Guy Harrison-Murray (born 17 April 1997) is an Australian Paralympic swimmer. He represented Australia at the 2016 Rio Paralympics.

==Personal==
Harrison-Murray was born on 17 April 1997 in Bath, England. He was born with congenital bilateral talipes, a condition where his tendons on the inside of his leg are shortened, the bones have an unusual shape and the Achilles tendon is tightened. In 2011, he moved with his family to Perth, Western Australia. In January 2015, he was granted Australian citizenship that would allow him to compete for Australia at the 2016 Rio Paralympics. He attended the International School of Western Australia.

==Career==
Harrison-Murray took up swimming at the age of three. He is classified as an S10 swimmer. He made his debut for Australia at the 2014 Para Pan Pacific Swimming Championships.
At the 2015 IPC Swimming World Championships in Glasgow, Scotland, he won a bronze medal in the Men's 4 × 100 m Freestyle Relay 34 points. He finished fourth in the Men's 400m Freestyle S10, sixth in the Men's 100m Freestyle S10 and seventh in the Men's 50m Freestyle S10.

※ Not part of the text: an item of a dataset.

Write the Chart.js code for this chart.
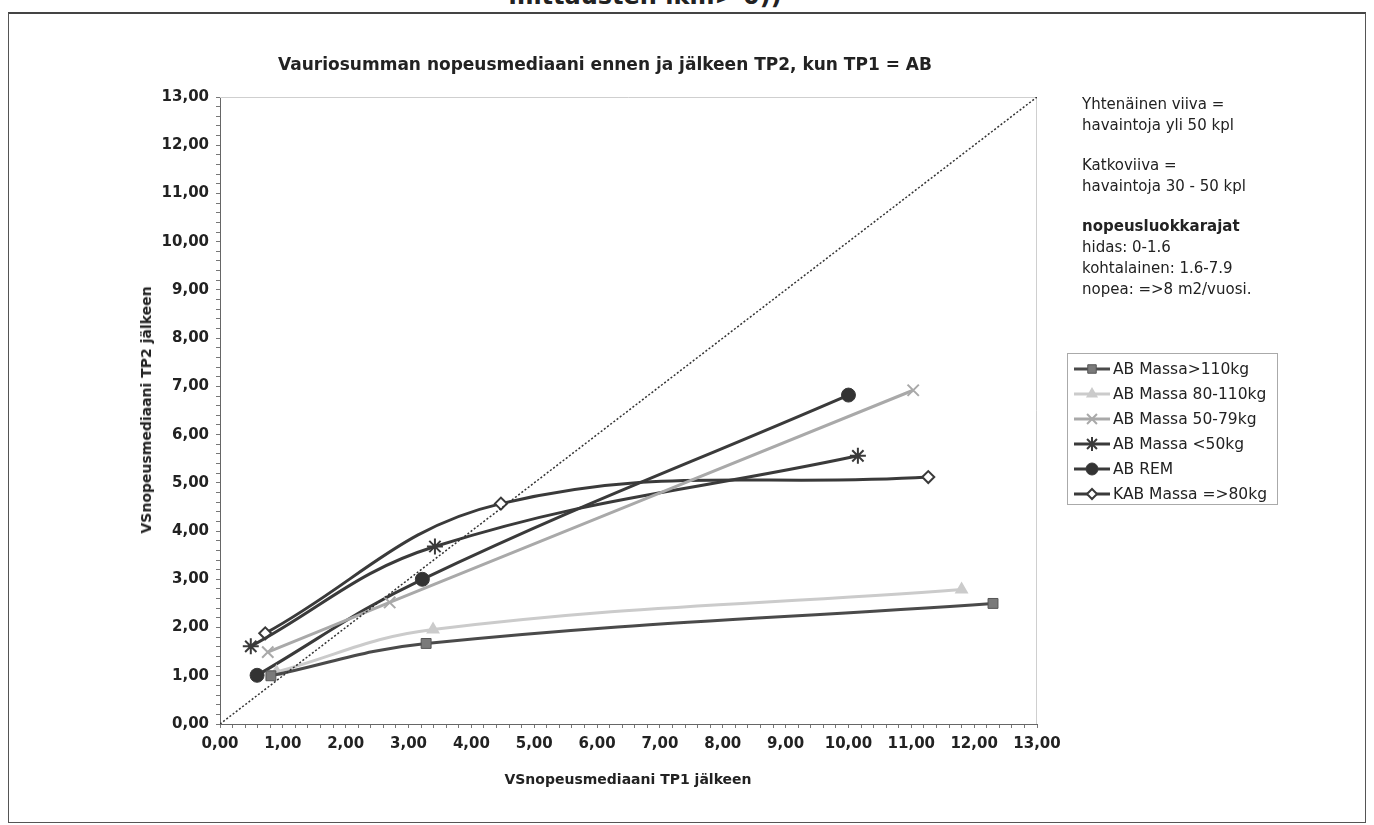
<!DOCTYPE html>
<html lang="fi">
<head>
<meta charset="UTF-8">
<title>Vauriosumman nopeusmediaani</title>
<script src="https://cdn.jsdelivr.net/npm/chart.js"></script>
<style>
  body { margin: 0; background: #fff; font-family: "DejaVu Sans", sans-serif; color: #222; }
  #sivu { position: relative; width: 1374px; height: 825px; overflow: hidden; }
  #kehys { position: absolute; left: 8px; top: 12px; width: 1358px; height: 811px;
           border: 1px solid #555; border-top: 2px solid #444; box-sizing: border-box; }
  #ylaotsikko { position: absolute; top: -18px; left: 0; width: 1290px; text-align: center;
                font-weight: bold; font-size: 24px; }
  #kaavio { position: absolute; left: 0; top: 0; }
  #otsikko { position: absolute; top: 54px; left: 0; width: 1210px; text-align: center;
             font-weight: bold; font-size: 17px; }
  #yotsikko { position: absolute; left: 146px; top: 410px; transform: translate(-50%, -50%) rotate(-90deg);
              font-weight: bold; font-size: 14px; white-space: nowrap; }
  #xotsikko { position: absolute; left: 628px; top: 771px; transform: translateX(-50%);
              font-weight: bold; font-size: 14px; white-space: nowrap; }
  #huomiot { position: absolute; left: 1082px; top: 94px; font-size: 15px; line-height: 21px; }
  #huomiot p { margin: 0 0 19px 0; }
  #selite { position: absolute; left: 1067px; top: 353px; width: 211px; height: 152px;
            border: 1px solid #aaa; box-sizing: border-box; padding-top: 2px; }
  .rivi { height: 25px; display: flex; align-items: center; font-size: 15.5px; white-space: nowrap; }
  .rivi canvas { margin-left: 4px; margin-right: 1px; }
</style>
</head>
<body>
<div id="sivu">
  <div id="kehys"></div>
  <div id="ylaotsikko">mittausten lkm&gt; 0))</div>
  <canvas id="kaavio" width="1374" height="825"></canvas>
  <div id="otsikko">Vauriosumman nopeusmediaani ennen ja jälkeen TP2, kun TP1 = AB</div>
  <div id="yotsikko">VSnopeusmediaani TP2 jälkeen</div>
  <div id="xotsikko">VSnopeusmediaani TP1 jälkeen</div>
  <div id="huomiot">
    <p>Yhtenäinen viiva =<br>havaintoja yli 50 kpl</p>
    <p>Katkoviiva =<br>havaintoja 30 - 50 kpl</p>
    <p><b>nopeusluokkarajat</b><br>hidas: 0-1.6<br>kohtalainen: 1.6-7.9<br>nopea: =&gt;8 m2/vuosi.</p>
  </div>
  <div id="selite"></div>
</div>

<script>
  // mediaanit: x = TP1 jälkeen, y = TP2 jälkeen
  const nimet = ["AB Massa>110kg", "AB Massa 80-110kg", "AB Massa 50-79kg",
                 "AB Massa <50kg", "AB REM", "KAB Massa =>80kg"];

  const xYli110 = [0.81, 3.28, 12.30];
  const yYli110 = [1.00, 1.67, 2.50];
  const x80_110 = [0.90, 3.39, 11.80];
  const y80_110 = [1.08, 1.96, 2.79];
  const x50_79 = [0.76, 2.70, 11.03];
  const y50_79 = [1.49, 2.52, 6.92];
  const xAlle50 = [0.49, 3.42, 10.15];
  const yAlle50 = [1.61, 3.68, 5.56];
  const xRem = [0.59, 3.22, 10.00];
  const yRem = [1.01, 3.00, 6.82];
  const xKab = [0.72, 4.47, 11.27];
  const yKab = [1.88, 4.57, 5.12];

  // y = x -viiva
  const diagonaali = [0, 13];
  const akseliMin = 0, akseliMax = 13;

  const pisteet = (xs, ys) => xs.map((x, i) => ({ x: x, y: ys[i] }));

  const tyylit = [
    { vari: "#4a4a4a", tayte: "#7a7a7a", piste: "rect", koko: 7, lev: 3 },
    { vari: "#cbcbcb", tayte: "#cbcbcb", piste: "triangle", koko: 6, lev: 3 },
    { vari: "#a9a9a9", tayte: "#a9a9a9", piste: "crossRot", koko: 8, lev: 3 },
    { vari: "#3a3a3a", tayte: "#3a3a3a", piste: "star", koko: 8, lev: 3 },
    { vari: "#3a3a3a", tayte: "#333333", piste: "circle", koko: 7, lev: 3 },
    { vari: "#3a3a3a", tayte: "#ffffff", piste: "rectRot", koko: 6, lev: 3 }
  ];

  const sarjat = [
    pisteet(xYli110, yYli110), pisteet(x80_110, y80_110), pisteet(x50_79, y50_79),
    pisteet(xAlle50, yAlle50), pisteet(xRem, yRem), pisteet(xKab, yKab)
  ];

  const datasets = sarjat.map((d, i) => ({
    label: nimet[i],
    data: d,
    showLine: true,
    tension: 0.4,
    borderColor: tyylit[i].vari,
    borderWidth: tyylit[i].lev,
    pointStyle: tyylit[i].piste,
    pointRadius: tyylit[i].koko,
    pointBackgroundColor: tyylit[i].tayte,
    pointBorderColor: tyylit[i].piste === "rect" ? "#555" : tyylit[i].vari,
    pointBorderWidth: tyylit[i].piste === "circle" || tyylit[i].piste === "rect" ? 1 : 2
  }));

  datasets.unshift({
    label: "x = y",
    data: pisteet(diagonaali, diagonaali),
    showLine: true,
    borderColor: "#333",
    borderWidth: 1.5,
    borderDash: [2, 2],
    pointRadius: 0
  });

  const muoto = v => Math.abs(v - Math.round(v)) < 1e-6 ? v.toFixed(2).replace(".", ",") : "";

  // kuva-alueen reunat: ylä- ja oikea reuna vaalean harmaalla
  const reunat = {
    id: "reunat",
    beforeDatasetsDraw(chart) {
      const { ctx, chartArea: a } = chart;
      ctx.save();
      ctx.strokeStyle = "#cfcfcf";
      ctx.lineWidth = 1;
      ctx.beginPath();
      ctx.moveTo(a.left, a.top + 0.5);
      ctx.lineTo(a.right - 0.5, a.top + 0.5);
      ctx.lineTo(a.right - 0.5, a.bottom);
      ctx.stroke();
      ctx.restore();
    }
  };

  const akseli = (leveys, korkeus) => ({
    type: "linear",
    min: akseliMin,
    max: akseliMax,
    afterFit(scale) {
      if (leveys) scale.width = leveys;
      if (korkeus) scale.height = korkeus;
    },
    ticks: {
      stepSize: 0.2,
      autoSkip: false,
      maxRotation: 0,
      color: "#222",
      font: { family: "DejaVu Sans", weight: "bold", size: 15 },
      padding: 7,
      callback: muoto
    },
    grid: { drawOnChartArea: false, tickLength: 4, color: "#777" },
    border: { color: "#666", width: 1 }
  });

  const kaavio = new Chart(document.getElementById("kaavio"), {
    type: "scatter",
    data: { datasets: datasets },
    options: {
      responsive: false,
      animation: false,
      layout: { padding: { left: 0, top: 97, right: 337, bottom: 0 } },
      plugins: { legend: { display: false }, tooltip: { enabled: false } },
      scales: {
        x: akseli(null, 101),
        y: akseli(220, null)
      }
    },
    plugins: [reunat]
  });

  // selite: viiva + merkki kuten sarjassa
  const selite = document.getElementById("selite");
  nimet.forEach((nimi, i) => {
    const rivi = document.createElement("div");
    rivi.className = "rivi";
    const c = document.createElement("canvas");
    c.width = 40; c.height = 20;
    const ctx = c.getContext("2d");
    const t = tyylit[i];
    ctx.strokeStyle = t.vari;
    ctx.lineWidth = t.lev;
    ctx.beginPath(); ctx.moveTo(2, 10); ctx.lineTo(38, 10); ctx.stroke();
    ctx.fillStyle = t.tayte;
    ctx.strokeStyle = datasets[i + 1].pointBorderColor;
    ctx.lineWidth = datasets[i + 1].pointBorderWidth;
    Chart.helpers.drawPoint(ctx, { pointStyle: t.piste, radius: t.koko - 1, rotation: 0, borderWidth: 1 }, 20, 10);
    rivi.appendChild(c);
    rivi.appendChild(document.createTextNode(nimi));
    selite.appendChild(rivi);
  });
</script>
</body>
</html>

In February 2014, he was a member of a team that won the Mixed Team category at the Rottnest Channel Swim. In 2015, he was coached by Jan Cameron at the University of the Sunshine Coast. Previously, he was coached by Ian Mills at the Perth City Swim Club.

In 2016, he competed in three events at the 2016 Rio Paralympic Games. Harrison-Murray finished eighth in Men's 400m Freestyle S10, seventh in Men's 50m Freestyle S10 but didn't progress to the finals in Men's 100m Freestyle S10.